▶ **Supplied data**
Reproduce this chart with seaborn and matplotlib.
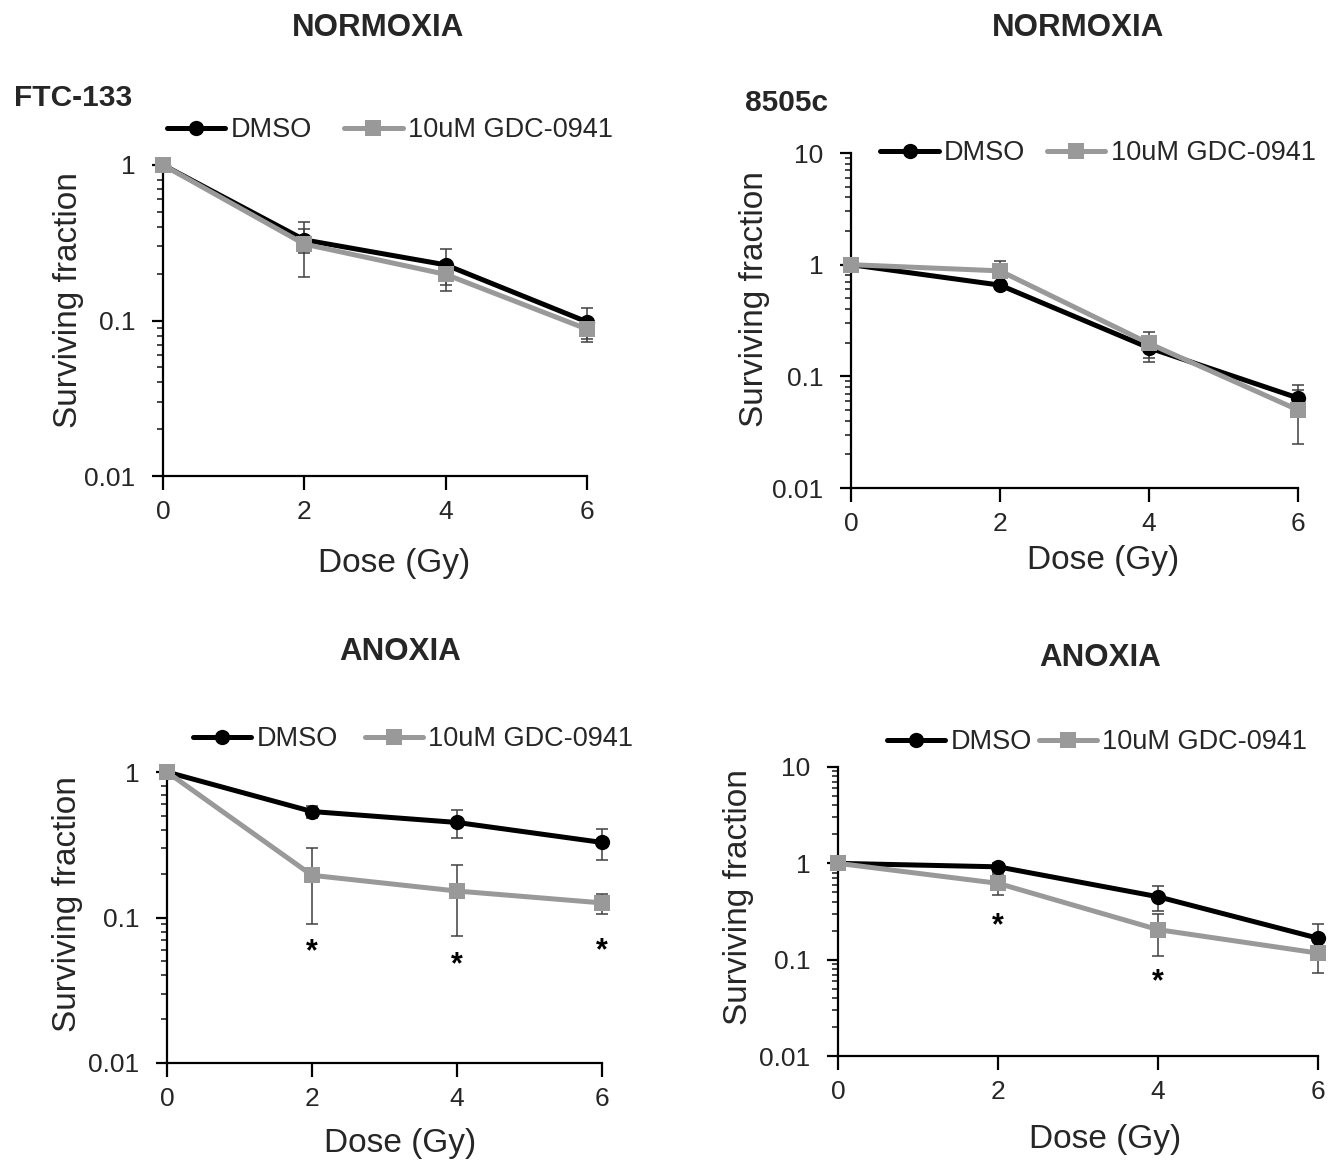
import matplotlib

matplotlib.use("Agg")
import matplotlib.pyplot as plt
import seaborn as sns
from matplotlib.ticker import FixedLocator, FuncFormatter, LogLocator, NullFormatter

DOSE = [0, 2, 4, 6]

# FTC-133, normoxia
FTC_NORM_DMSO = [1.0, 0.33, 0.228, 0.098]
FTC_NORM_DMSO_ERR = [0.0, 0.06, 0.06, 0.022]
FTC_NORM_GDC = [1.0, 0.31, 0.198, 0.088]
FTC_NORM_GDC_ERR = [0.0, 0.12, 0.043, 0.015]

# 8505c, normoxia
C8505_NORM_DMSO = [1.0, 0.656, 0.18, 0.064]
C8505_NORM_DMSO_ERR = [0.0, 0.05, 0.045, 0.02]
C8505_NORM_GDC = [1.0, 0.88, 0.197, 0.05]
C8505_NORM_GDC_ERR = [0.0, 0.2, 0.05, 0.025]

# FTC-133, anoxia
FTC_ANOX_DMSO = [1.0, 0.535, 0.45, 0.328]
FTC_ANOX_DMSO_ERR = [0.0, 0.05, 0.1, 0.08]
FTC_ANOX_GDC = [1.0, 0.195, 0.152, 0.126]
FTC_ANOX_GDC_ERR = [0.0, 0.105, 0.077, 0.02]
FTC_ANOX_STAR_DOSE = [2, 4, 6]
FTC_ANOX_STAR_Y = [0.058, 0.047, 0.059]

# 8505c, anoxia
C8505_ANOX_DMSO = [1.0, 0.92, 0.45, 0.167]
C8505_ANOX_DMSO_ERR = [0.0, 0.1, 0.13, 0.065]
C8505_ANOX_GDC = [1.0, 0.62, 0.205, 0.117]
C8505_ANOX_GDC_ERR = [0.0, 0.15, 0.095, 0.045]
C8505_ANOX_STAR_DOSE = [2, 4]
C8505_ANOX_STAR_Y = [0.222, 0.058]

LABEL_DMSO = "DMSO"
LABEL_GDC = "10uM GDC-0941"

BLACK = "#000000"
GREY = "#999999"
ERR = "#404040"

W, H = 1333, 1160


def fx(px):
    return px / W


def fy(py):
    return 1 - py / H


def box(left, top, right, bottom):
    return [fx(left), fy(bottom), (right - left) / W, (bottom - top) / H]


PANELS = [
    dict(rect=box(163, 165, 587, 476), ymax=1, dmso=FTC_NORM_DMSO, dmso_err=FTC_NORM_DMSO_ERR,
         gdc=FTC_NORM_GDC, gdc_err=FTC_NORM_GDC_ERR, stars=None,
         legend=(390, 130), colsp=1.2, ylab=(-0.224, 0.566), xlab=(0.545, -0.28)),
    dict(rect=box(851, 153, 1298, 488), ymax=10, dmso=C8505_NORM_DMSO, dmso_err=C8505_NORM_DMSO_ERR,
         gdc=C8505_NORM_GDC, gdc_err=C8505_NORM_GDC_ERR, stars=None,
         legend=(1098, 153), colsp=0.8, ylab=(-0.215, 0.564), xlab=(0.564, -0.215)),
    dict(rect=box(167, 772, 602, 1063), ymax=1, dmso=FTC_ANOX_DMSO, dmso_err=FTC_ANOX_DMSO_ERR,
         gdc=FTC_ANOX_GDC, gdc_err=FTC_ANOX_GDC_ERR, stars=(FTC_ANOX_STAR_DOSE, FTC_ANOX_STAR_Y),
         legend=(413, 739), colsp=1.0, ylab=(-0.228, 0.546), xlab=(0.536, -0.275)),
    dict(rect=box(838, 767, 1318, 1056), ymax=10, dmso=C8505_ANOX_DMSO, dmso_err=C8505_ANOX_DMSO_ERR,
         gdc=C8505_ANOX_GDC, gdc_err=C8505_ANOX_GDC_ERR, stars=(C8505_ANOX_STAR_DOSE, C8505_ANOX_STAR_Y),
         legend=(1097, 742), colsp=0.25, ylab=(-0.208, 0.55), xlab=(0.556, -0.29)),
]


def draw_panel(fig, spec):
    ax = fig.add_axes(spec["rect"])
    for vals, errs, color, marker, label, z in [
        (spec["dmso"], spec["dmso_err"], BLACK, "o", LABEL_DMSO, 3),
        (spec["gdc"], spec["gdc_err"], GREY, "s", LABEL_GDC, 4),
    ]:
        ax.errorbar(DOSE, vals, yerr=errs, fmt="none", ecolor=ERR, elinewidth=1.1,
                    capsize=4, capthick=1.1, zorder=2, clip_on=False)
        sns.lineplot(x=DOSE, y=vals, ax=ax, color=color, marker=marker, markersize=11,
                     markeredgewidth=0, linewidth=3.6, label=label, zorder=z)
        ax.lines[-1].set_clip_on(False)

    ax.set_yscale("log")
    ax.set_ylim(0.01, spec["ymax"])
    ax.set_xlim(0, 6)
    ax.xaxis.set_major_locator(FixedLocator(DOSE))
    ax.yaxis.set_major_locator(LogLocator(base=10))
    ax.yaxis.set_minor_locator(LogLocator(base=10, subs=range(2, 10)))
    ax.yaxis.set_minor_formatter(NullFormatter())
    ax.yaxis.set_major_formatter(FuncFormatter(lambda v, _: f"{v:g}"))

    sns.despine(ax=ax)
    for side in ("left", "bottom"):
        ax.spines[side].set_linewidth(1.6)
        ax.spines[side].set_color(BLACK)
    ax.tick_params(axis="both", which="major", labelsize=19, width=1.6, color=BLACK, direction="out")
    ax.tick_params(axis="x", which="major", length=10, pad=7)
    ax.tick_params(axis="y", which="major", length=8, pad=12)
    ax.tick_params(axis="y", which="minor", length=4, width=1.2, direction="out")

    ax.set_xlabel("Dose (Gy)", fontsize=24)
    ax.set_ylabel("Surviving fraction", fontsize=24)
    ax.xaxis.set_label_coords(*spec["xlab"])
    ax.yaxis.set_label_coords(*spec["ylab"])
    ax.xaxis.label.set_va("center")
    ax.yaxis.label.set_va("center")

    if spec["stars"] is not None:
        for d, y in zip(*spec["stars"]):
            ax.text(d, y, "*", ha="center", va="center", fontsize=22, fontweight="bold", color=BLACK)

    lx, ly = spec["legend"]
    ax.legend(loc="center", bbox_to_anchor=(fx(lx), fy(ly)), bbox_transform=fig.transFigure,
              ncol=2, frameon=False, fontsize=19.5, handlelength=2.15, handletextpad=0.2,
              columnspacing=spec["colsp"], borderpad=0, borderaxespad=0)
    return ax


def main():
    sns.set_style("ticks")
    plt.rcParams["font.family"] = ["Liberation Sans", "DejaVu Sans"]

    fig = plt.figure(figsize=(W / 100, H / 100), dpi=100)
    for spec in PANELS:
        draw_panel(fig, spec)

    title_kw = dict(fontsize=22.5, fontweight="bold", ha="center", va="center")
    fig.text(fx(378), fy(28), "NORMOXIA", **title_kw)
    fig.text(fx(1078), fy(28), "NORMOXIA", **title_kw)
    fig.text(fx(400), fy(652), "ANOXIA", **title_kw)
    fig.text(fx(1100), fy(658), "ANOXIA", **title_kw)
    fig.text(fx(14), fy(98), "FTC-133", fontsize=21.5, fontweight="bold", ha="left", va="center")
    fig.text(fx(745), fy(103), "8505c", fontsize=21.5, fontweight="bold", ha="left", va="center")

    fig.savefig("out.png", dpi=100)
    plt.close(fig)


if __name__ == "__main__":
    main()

▶ **Written exercise**
Reproduce only the lines from the beginning of the data through the line that contains "FTC_NORM_GDC_ERR = [0.0, 0.12, 0.043, 0.015]", both included, and please drop the pictures.

▶ **Full response**
Reproduce this chart with seaborn and matplotlib.
import matplotlib

matplotlib.use("Agg")
import matplotlib.pyplot as plt
import seaborn as sns
from matplotlib.ticker import FixedLocator, FuncFormatter, LogLocator, NullFormatter

DOSE = [0, 2, 4, 6]

# FTC-133, normoxia
FTC_NORM_DMSO = [1.0, 0.33, 0.228, 0.098]
FTC_NORM_DMSO_ERR = [0.0, 0.06, 0.06, 0.022]
FTC_NORM_GDC = [1.0, 0.31, 0.198, 0.088]
FTC_NORM_GDC_ERR = [0.0, 0.12, 0.043, 0.015]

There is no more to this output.